Vincent Evans | |
Birth Date: | 1896 |
Birth Place: | Ystalyfera, Wales |
Death Place: | Slough, Berkshire |
Nationality: | British |
Field: | Painting and illustrations |
Vincent Evans (1896–1976) was a Welsh artist who had a varied career as a painter, printmaker and art teacher and is known for his depictions of mine workers.[1]
Evans was born in Ystalyfera in the Swansea Valley in South Wales. Evans was born into a large family of seven children and from the age of thirteen worked as a coal miner.[2] In 1911 he began taking part-time classes at the Swansea School of Art and in 1912 some of his drawings were printed in the Cambria Daily Leader.[3] After ten years working in local pits, Evans attended Swansea School of Art. By 1919 Evans had had a picture exhibited at the Royal Academy and his painting Toilers Underground had been bought by the Miners' Federation of Great Britain for £60.[4] In 1920 he won a scholarship to the Royal College of Art, RCA, where he studied under William Rothenstein and Frank Short until 1922.[1] [5] After graduating from the RCA, Evans undertook a variety of commissions in Britain and overseas. Between 1924 and 1933, he worked as the Art Director at the Wanganui Technical College in New Zealand.[6] This led to Evans representing that country in the art contest at the 1928 Olympics in Amsterdam.[7] After he returned from New Zealand, Evans resumed painting scenes in the South Wales coalfields and throughout the 1930s produced a substantial body of work there. In 1936 he had two large pieces showing underground workers shown at the Royal Academy.[3] In the mid-1930s he began work on his largest picture, A Welsh Family Idyll which he regarded as a statement of Welsh national values and a tribute to his home village.[3]

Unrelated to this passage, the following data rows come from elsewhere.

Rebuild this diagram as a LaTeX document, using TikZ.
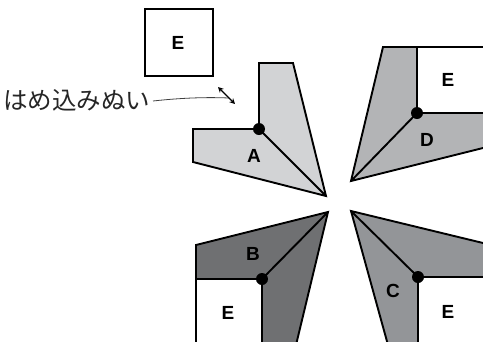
\documentclass[tikz,border=0pt]{standalone}
\usepackage{fontspec}
\setmainfont{Liberation Sans}
\newfontfamily\jpfont{Noto Sans CJK JP}
\usetikzlibrary{arrows.meta}
\definecolor{cA}{HTML}{D2D3D5}
\definecolor{cD}{HTML}{B3B4B6}
\definecolor{cB}{HTML}{6F7072}
\definecolor{cC}{HTML}{939598}
\begin{document}
\begin{tikzpicture}[x=1pt,y=-1pt,
  piece/.style={draw=black, line width=1.9pt, line join=miter},
  seam/.style={draw=black, line width=2.4pt},
  dotnode/.style={circle, fill=black, inner sep=0pt, minimum size=12pt},
  lbl/.style={font=\bfseries\fontsize{19}{19}\selectfont, inner sep=0pt}]
\useasboundingbox (0,0) rectangle (483,341);
\begin{scope}
\clip (0,0) rectangle (483,341);
% top square E
\draw[line width=1.9pt] (145,9) rectangle (213,76);
\node[lbl] (e0) at (178,43) {E};
% label
\node[font=\jpfont\fontsize{24.5}{25}\selectfont, inner sep=0pt, text=black!85] (txt) at (77,100) {はめ込みぬい};
\coordinate (l1) at (153,101);
\coordinate (l2) at (229,98);
\draw[line width=0.8pt, black!75] (l1) .. controls (180,98) and (205,97) .. (l2);
\coordinate (a1) at (218,87);
\coordinate (a2) at (235,104);
\draw[line width=1.4pt, {Stealth[length=5.5pt,width=5.5pt]}-{Stealth[length=5.5pt,width=5.5pt]}] (a1) -- (a2);
% piece A
\coordinate (Atl) at (259,63);
\coordinate (Atr) at (293,63);
\coordinate (Aap) at (326,196);
\coordinate (Abl) at (193,162);
\coordinate (Alt) at (193,129);
\coordinate (Adot) at (259,129);
\filldraw[piece, fill=cA] (Atl) -- (Atr) -- (Aap) -- (Abl) -- (Alt) -- (Adot) -- cycle;
\draw[seam] (Atl) -- (Adot) -- (Alt);
\draw[piece] (Adot) -- (Aap);
\node[dotnode] (dA) at (Adot) {};
\node[lbl] (lA) at (254,156) {A};
% piece D
\coordinate (Dap) at (351,181);
\coordinate (Dtl) at (383,47);
\coordinate (Dtr) at (490,47);
\coordinate (Dbr) at (490,146.25);
\coordinate (Ddot) at (417,113);
\fill[cD] (Dap) -- (Dtl) -- (Dtr) -- (Dbr) -- cycle;
\fill[white] (417,47) rectangle (490,113);
\draw[piece] (Dbr) -- (Dap) -- (Dtl) -- (Dtr);
\draw[seam] (417,47) -- (Ddot) -- (490,113);
\draw[piece] (Ddot) -- (Dap);
\node[dotnode] (dD) at (Ddot) {};
\node[lbl] (lD) at (427,140) {D};
\node[lbl] (eD) at (448,80) {E};
% piece B
\coordinate (Bap) at (328,212);
\coordinate (Btl) at (196,245);
\coordinate (Bbl) at (196,345);
\coordinate (Bbr) at (296,345);
\coordinate (Bdot) at (262,279);
\fill[cB] (Bap) -- (Btl) -- (Bbl) -- (Bbr) -- cycle;
\fill[white] (196,279) rectangle (262,345);
\draw[piece] (Bbr) -- (Bap) -- (Btl) -- (Bbl);
\draw[seam] (196,279) -- (Bdot) -- (262,345);
\draw[piece] (Bdot) -- (Bap);
\node[dotnode] (dB) at (Bdot) {};
\node[lbl] (lB) at (253,254) {B};
\node[lbl] (eB) at (228,313) {E};
% piece C
\coordinate (Cap) at (351,211);
\coordinate (Ctr) at (490,244.7);
\coordinate (Cbr) at (490,345);
\coordinate (Cbl) at (388,345);
\coordinate (Cdot) at (418,277);
\fill[cC] (Cap) -- (Ctr) -- (Cbr) -- (Cbl) -- cycle;
\fill[white] (418,277) rectangle (490,345);
\draw[piece] (Ctr) -- (Cap) -- (Cbl);
\draw[seam] (490,277) -- (Cdot) -- (418,345);
\draw[piece] (Cdot) -- (Cap);
\node[dotnode] (dC) at (Cdot) {};
\node[lbl] (lC) at (393,291) {C};
\node[lbl] (eC) at (448,312) {E};
\end{scope}
\end{tikzpicture}
\end{document}
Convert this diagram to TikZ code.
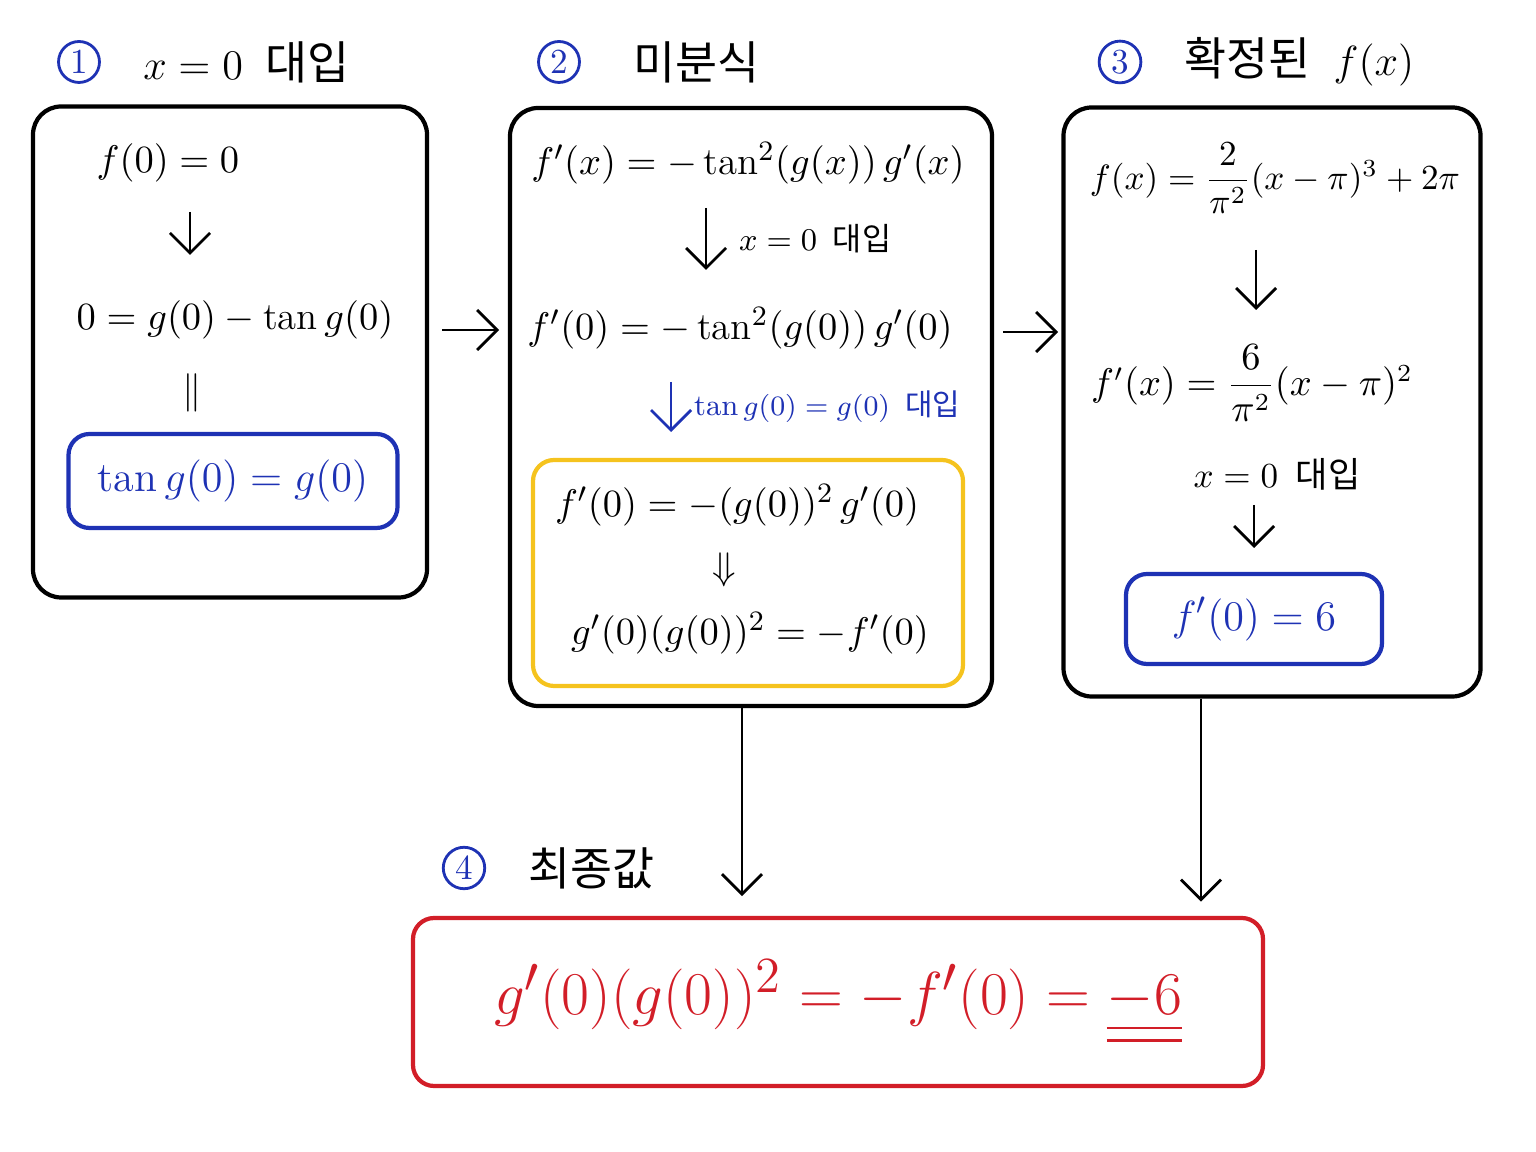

During World War II, Evans had a number of works, depicting miners working underground, accepted by the War Artists' Advisory Committee.[8] Before the War, in 1935, Evans had also completed a similar commission for the South Wales branch of the Miners Federation.[6] From 1940, he taught at Slough Grammar School and eventually became the art master there. Evans held that post until 1968 and then, after further time abroad, taught at Slough College until 1968.[1] Evans also worked as chief examiner for the London University Examination Board and the Central Welsh Examination Board.[2]
Evans was a fine portrait painter, was a member of the Royal Society of Portrait Painters and exhibited nineteen times at the Royal Academy, first showing there while still a student at the RCA and mostly showing mining subjects.[6] [9] He also exhibited at the New English Art Club, the Leicester Galleries and at the Paris Salon.[1]